At this point, we have no memory of Morgan’s past. Crawling between abandoned workstations, hiding from the Typhon—alien creatures that spread around Talos I—we gradually learn about the facility we work for.

Prey suggests that in a universe where John F. Kennedy survived the assassination, the exploration of space is recast as an exploration of possibility: what if there is extraterrestrial life? What if we study it to our advantage? What if instead of fighting the unknown creatures, we make them allies?

Talos I was deployed to study the Typhon in order to learn about their abilities, which obviously didn’t end well, as the Typhon broke out of containment and killed almost everybody on the station. So here we are, the surviving researcher, lost in space. We have the responsibility to preserve the knowledge while sacrificing the memory of ourselves.

The most fascinating ability of the Typhon, which eventually Morgan can learn, is mimicking everyday objects. Everything poses a threat now. Everything is a potential alien. Here is where our knowledge about things is annihilated: our next ending.

And this is where Prey embodies this double nature of being an alien thing. It makes us doubt every object, seeing the regular things completely de-familiarized, kind of in the way Ian Bogost described in his Alien Phenomenology, shifting the position of the imagined alien from the “darkness of outer cosmos” to the objects that surrounds us. Prey also gives you a taste of what it is like to be a thing, giving Morgan the ability to mimic objects both to trick creatures out on the hunt and to squeeze through blocked passages. Now we are not just a human anymore, we are the asset, we are the pathfinder of alien subjectivity.

De-familiarization of things is followed by alienation of processes. The laws applicable on Earth are altered in space. People who were convicted on Earth become “volunteers” in deadly experiments. Before they are exposed to the Typhon and faced their executions, their names are reduced to numbers, their identities to the things they had done and were charged for, with no chance of redemption and remembrance. This is the end of being; this is the end of personal memory.

In space, laws on Earth cease to exist, and the parameters of our own knowledge push beyond the frontiers of our comprehension. Which in turn brings the exploitation of labor, and human and inhuman ethics as we know it is threatened, by the drive of colonization and augmentation.

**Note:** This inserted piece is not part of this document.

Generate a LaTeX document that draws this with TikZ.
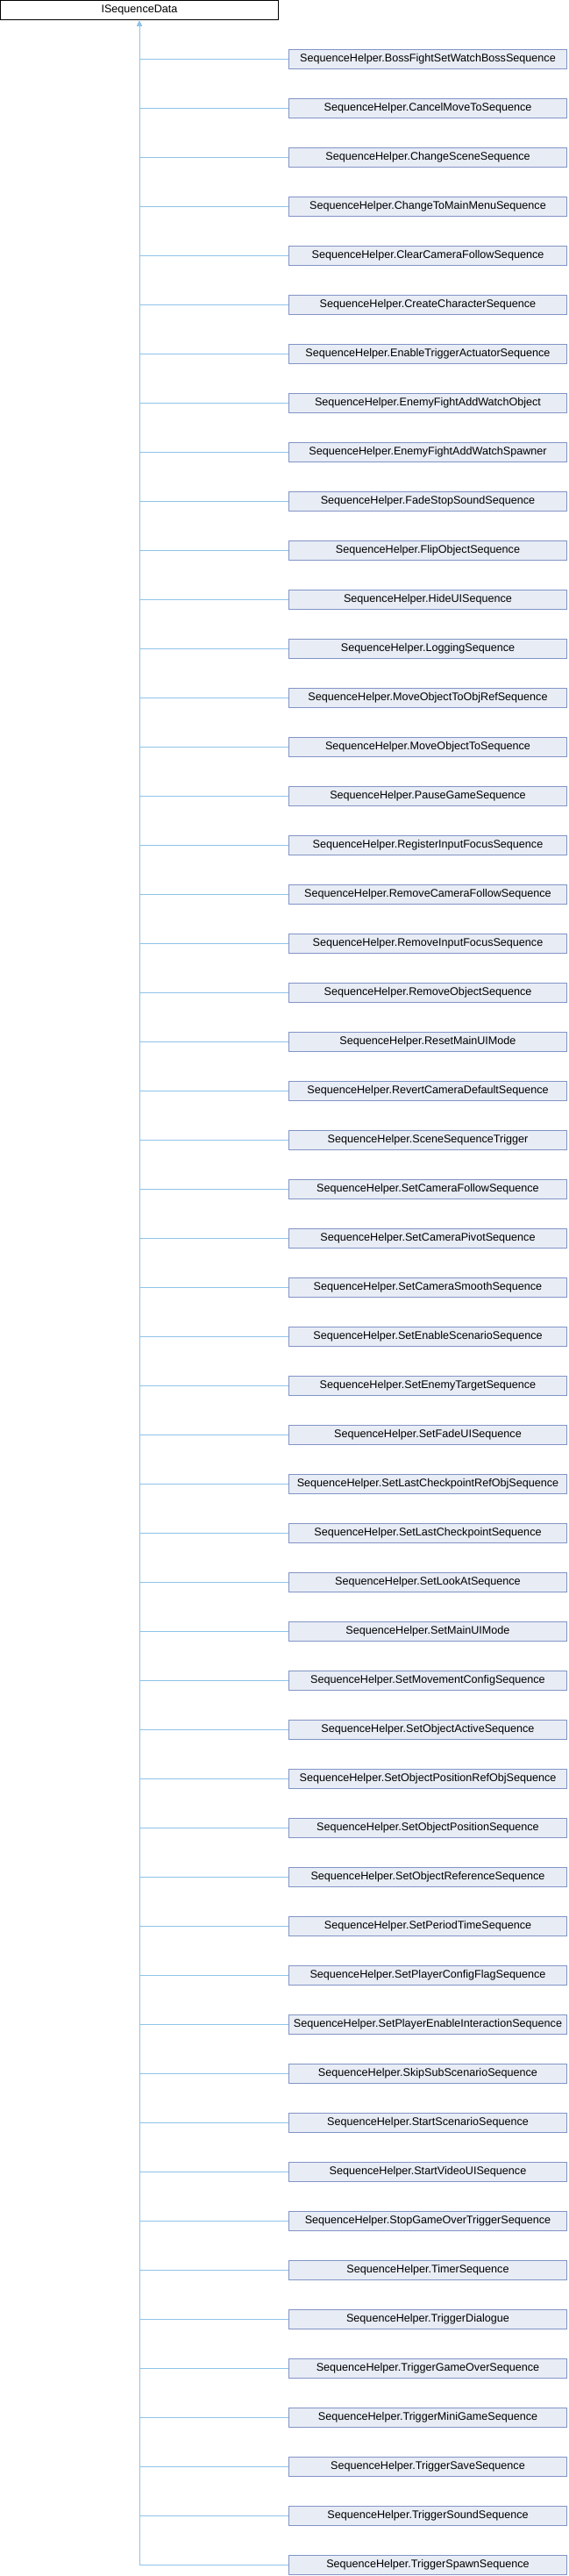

There are two basic options for finishing the game, as two voices pull Morgan in opposite directions. Starting with her memory wiped out, we gradually learn about what it is that she used to do here on Talos I, which helps us make an informed decision. One voice is composed out of Morgan’s own memories, urging her to destroy the station to prevent the destruction of Earth. The other one is the voice of Alex, who insists on one final attempt at conquering the alien species, thus saving the planet AND preserving the research, gathered with all those human sacrifices. At this point, we can either prevent further exploitation by destroying the station, and watch ourselves end, or we can push through to immortalize ourselves by saving the work we have done.

And if we feel overwhelmed by the responsibility, we can just escape, leaving everything behind. Remember those videogame movies in late 90s, that repeated this idea of quitting the game as the only option of finishing it? Prey has absorbed quitting in its own narrative. This is our other ending.

There is no boss-fight in the game. Instead, there is this constant threat looming the whole time. Although they still bear some resemblance to recognizable creatures and sometimes humans, the Typhon, in all their types and species, are pretty abstract. And this abstraction is what makes them scary. As you proceed through the game, the species you encounter evolves, becoming tougher and bigger. Eventually, the whole station gets absorbed by the black, shapeless matter. At this point, the threat is no longer separate and distinguishable, but instead such dangers completely and utterly enveil you.

This is the end of endings.


Daria Kalugina lives in Moscow. Sometimes she works in artistic education, and dreams of building fictional worlds for learning.